▶ _What the task requires_:
Print the listing in its entirety and exactly, leaving out images.

▶ _Information provided_:

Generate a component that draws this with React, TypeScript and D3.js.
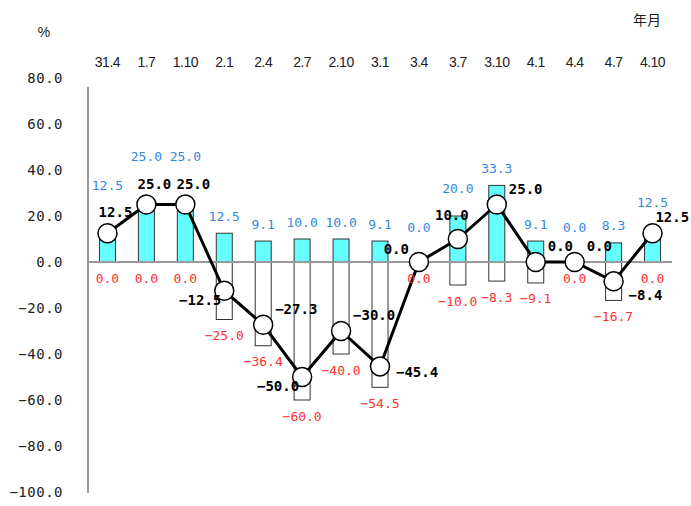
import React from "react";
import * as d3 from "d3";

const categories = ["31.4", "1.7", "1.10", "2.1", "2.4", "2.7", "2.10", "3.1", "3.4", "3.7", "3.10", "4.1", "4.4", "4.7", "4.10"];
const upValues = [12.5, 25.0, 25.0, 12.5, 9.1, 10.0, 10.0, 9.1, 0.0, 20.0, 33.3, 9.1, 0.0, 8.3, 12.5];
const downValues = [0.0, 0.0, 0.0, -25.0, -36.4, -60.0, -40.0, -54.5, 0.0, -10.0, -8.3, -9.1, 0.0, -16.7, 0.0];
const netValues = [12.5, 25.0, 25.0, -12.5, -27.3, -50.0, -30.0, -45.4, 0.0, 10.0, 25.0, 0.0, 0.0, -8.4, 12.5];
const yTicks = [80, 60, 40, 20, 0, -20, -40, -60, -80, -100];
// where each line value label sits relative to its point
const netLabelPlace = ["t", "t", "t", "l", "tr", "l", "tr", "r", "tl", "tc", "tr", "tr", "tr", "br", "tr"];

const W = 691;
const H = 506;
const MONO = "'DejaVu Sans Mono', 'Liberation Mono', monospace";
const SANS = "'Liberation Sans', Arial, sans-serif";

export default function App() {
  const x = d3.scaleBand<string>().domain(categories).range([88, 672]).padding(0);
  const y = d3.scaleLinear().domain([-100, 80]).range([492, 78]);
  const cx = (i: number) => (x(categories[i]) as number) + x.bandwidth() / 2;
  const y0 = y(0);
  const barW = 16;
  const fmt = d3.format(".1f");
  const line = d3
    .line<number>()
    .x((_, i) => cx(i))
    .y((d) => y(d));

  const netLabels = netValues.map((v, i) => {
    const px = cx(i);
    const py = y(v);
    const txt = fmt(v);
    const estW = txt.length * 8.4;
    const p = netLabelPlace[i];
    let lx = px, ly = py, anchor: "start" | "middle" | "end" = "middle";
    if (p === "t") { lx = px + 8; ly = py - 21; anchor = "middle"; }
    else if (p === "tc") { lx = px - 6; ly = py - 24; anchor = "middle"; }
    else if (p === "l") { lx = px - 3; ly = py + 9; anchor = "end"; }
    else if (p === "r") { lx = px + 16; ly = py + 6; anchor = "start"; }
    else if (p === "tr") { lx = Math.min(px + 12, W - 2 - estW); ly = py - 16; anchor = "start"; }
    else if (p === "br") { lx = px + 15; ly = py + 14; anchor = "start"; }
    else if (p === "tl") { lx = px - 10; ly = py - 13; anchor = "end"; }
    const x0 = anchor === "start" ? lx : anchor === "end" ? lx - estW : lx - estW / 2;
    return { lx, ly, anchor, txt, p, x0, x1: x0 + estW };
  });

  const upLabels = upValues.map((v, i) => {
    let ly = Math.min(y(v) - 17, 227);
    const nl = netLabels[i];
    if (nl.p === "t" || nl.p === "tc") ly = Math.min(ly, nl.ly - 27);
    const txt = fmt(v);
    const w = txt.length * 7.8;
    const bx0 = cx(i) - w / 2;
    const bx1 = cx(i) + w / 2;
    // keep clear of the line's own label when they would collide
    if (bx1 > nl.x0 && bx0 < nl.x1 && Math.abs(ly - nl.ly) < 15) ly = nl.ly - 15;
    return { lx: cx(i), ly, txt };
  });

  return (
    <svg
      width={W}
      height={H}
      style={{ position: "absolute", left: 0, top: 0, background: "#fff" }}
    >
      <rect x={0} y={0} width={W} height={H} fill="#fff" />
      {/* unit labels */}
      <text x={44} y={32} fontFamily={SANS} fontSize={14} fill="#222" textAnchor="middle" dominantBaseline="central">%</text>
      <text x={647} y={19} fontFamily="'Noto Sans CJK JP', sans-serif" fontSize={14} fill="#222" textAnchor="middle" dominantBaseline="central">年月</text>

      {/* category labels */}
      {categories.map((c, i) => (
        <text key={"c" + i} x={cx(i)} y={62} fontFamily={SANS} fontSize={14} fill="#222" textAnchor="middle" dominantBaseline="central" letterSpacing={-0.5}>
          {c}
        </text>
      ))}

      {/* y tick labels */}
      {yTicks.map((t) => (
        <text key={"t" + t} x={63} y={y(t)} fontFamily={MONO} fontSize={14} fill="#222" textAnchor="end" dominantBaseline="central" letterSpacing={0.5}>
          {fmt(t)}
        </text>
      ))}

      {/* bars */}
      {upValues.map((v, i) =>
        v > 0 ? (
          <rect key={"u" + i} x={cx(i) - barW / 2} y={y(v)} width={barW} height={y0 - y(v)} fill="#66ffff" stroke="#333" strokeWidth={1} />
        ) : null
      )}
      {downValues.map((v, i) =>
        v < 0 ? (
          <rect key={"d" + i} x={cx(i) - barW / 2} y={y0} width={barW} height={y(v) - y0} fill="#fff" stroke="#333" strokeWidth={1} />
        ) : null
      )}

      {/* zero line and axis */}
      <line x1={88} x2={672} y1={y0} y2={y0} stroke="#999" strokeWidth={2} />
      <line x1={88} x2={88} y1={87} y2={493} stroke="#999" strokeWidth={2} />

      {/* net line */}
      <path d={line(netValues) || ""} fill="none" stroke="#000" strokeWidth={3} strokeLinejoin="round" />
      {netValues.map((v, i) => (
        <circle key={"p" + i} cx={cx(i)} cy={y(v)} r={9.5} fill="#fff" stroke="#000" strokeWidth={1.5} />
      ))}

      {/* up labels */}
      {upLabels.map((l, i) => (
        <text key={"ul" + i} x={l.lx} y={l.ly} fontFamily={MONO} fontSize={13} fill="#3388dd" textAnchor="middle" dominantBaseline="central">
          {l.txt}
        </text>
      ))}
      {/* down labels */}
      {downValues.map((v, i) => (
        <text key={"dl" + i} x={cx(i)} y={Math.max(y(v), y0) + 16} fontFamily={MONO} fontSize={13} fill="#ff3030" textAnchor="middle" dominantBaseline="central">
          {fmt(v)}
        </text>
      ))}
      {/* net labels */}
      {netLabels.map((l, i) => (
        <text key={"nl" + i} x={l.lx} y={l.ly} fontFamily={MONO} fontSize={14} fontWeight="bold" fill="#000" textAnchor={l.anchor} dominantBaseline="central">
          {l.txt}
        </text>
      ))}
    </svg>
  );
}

▶ _Result below_:
Generate a component that draws this with React, TypeScript and D3.js.
import React from "react";
import * as d3 from "d3";

const categories = ["31.4", "1.7", "1.10", "2.1", "2.4", "2.7", "2.10", "3.1", "3.4", "3.7", "3.10", "4.1", "4.4", "4.7", "4.10"];
const upValues = [12.5, 25.0, 25.0, 12.5, 9.1, 10.0, 10.0, 9.1, 0.0, 20.0, 33.3, 9.1, 0.0, 8.3, 12.5];
const downValues = [0.0, 0.0, 0.0, -25.0, -36.4, -60.0, -40.0, -54.5, 0.0, -10.0, -8.3, -9.1, 0.0, -16.7, 0.0];
const netValues = [12.5, 25.0, 25.0, -12.5, -27.3, -50.0, -30.0, -45.4, 0.0, 10.0, 25.0, 0.0, 0.0, -8.4, 12.5];
const yTicks = [80, 60, 40, 20, 0, -20, -40, -60, -80, -100];
// where each line value label sits relative to its point
const netLabelPlace = ["t", "t", "t", "l", "tr", "l", "tr", "r", "tl", "tc", "tr", "tr", "tr", "br", "tr"];

const W = 691;
const H = 506;
const MONO = "'DejaVu Sans Mono', 'Liberation Mono', monospace";
const SANS = "'Liberation Sans', Arial, sans-serif";

export default function App() {
  const x = d3.scaleBand<string>().domain(categories).range([88, 672]).padding(0);
  const y = d3.scaleLinear().domain([-100, 80]).range([492, 78]);
  const cx = (i: number) => (x(categories[i]) as number) + x.bandwidth() / 2;
  const y0 = y(0);
  const barW = 16;
  const fmt = d3.format(".1f");
  const line = d3
    .line<number>()
    .x((_, i) => cx(i))
    .y((d) => y(d));

  const netLabels = netValues.map((v, i) => {
    const px = cx(i);
    const py = y(v);
    const txt = fmt(v);
    const estW = txt.length * 8.4;
    const p = netLabelPlace[i];
    let lx = px, ly = py, anchor: "start" | "middle" | "end" = "middle";
    if (p === "t") { lx = px + 8; ly = py - 21; anchor = "middle"; }
    else if (p === "tc") { lx = px - 6; ly = py - 24; anchor = "middle"; }
    else if (p === "l") { lx = px - 3; ly = py + 9; anchor = "end"; }
    else if (p === "r") { lx = px + 16; ly = py + 6; anchor = "start"; }
    else if (p === "tr") { lx = Math.min(px + 12, W - 2 - estW); ly = py - 16; anchor = "start"; }
    else if (p === "br") { lx = px + 15; ly = py + 14; anchor = "start"; }
    else if (p === "tl") { lx = px - 10; ly = py - 13; anchor = "end"; }
    const x0 = anchor === "start" ? lx : anchor === "end" ? lx - estW : lx - estW / 2;
    return { lx, ly, anchor, txt, p, x0, x1: x0 + estW };
  });

  const upLabels = upValues.map((v, i) => {
    let ly = Math.min(y(v) - 17, 227);
    const nl = netLabels[i];
    if (nl.p === "t" || nl.p === "tc") ly = Math.min(ly, nl.ly - 27);
    const txt = fmt(v);
    const w = txt.length * 7.8;
    const bx0 = cx(i) - w / 2;
    const bx1 = cx(i) + w / 2;
    // keep clear of the line's own label when they would collide
    if (bx1 > nl.x0 && bx0 < nl.x1 && Math.abs(ly - nl.ly) < 15) ly = nl.ly - 15;
    return { lx: cx(i), ly, txt };
  });

  return (
    <svg
      width={W}
      height={H}
      style={{ position: "absolute", left: 0, top: 0, background: "#fff" }}
    >
      <rect x={0} y={0} width={W} height={H} fill="#fff" />
      {/* unit labels */}
      <text x={44} y={32} fontFamily={SANS} fontSize={14} fill="#222" textAnchor="middle" dominantBaseline="central">%</text>
      <text x={647} y={19} fontFamily="'Noto Sans CJK JP', sans-serif" fontSize={14} fill="#222" textAnchor="middle" dominantBaseline="central">年月</text>

      {/* category labels */}
      {categories.map((c, i) => (
        <text key={"c" + i} x={cx(i)} y={62} fontFamily={SANS} fontSize={14} fill="#222" textAnchor="middle" dominantBaseline="central" letterSpacing={-0.5}>
          {c}
        </text>
      ))}

      {/* y tick labels */}
      {yTicks.map((t) => (
        <text key={"t" + t} x={63} y={y(t)} fontFamily={MONO} fontSize={14} fill="#222" textAnchor="end" dominantBaseline="central" letterSpacing={0.5}>
          {fmt(t)}
        </text>
      ))}

      {/* bars */}
      {upValues.map((v, i) =>
        v > 0 ? (
          <rect key={"u" + i} x={cx(i) - barW / 2} y={y(v)} width={barW} height={y0 - y(v)} fill="#66ffff" stroke="#333" strokeWidth={1} />
        ) : null
      )}
      {downValues.map((v, i) =>
        v < 0 ? (
          <rect key={"d" + i} x={cx(i) - barW / 2} y={y0} width={barW} height={y(v) - y0} fill="#fff" stroke="#333" strokeWidth={1} />
        ) : null
      )}

      {/* zero line and axis */}
      <line x1={88} x2={672} y1={y0} y2={y0} stroke="#999" strokeWidth={2} />
      <line x1={88} x2={88} y1={87} y2={493} stroke="#999" strokeWidth={2} />

      {/* net line */}
      <path d={line(netValues) || ""} fill="none" stroke="#000" strokeWidth={3} strokeLinejoin="round" />
      {netValues.map((v, i) => (
        <circle key={"p" + i} cx={cx(i)} cy={y(v)} r={9.5} fill="#fff" stroke="#000" strokeWidth={1.5} />
      ))}

      {/* up labels */}
      {upLabels.map((l, i) => (
        <text key={"ul" + i} x={l.lx} y={l.ly} fontFamily={MONO} fontSize={13} fill="#3388dd" textAnchor="middle" dominantBaseline="central">
          {l.txt}
        </text>
      ))}
      {/* down labels */}
      {downValues.map((v, i) => (
        <text key={"dl" + i} x={cx(i)} y={Math.max(y(v), y0) + 16} fontFamily={MONO} fontSize={13} fill="#ff3030" textAnchor="middle" dominantBaseline="central">
          {fmt(v)}
        </text>
      ))}
      {/* net labels */}
      {netLabels.map((l, i) => (
        <text key={"nl" + i} x={l.lx} y={l.ly} fontFamily={MONO} fontSize={14} fontWeight="bold" fill="#000" textAnchor={l.anchor} dominantBaseline="central">
          {l.txt}
        </text>
      ))}
    </svg>
  );
}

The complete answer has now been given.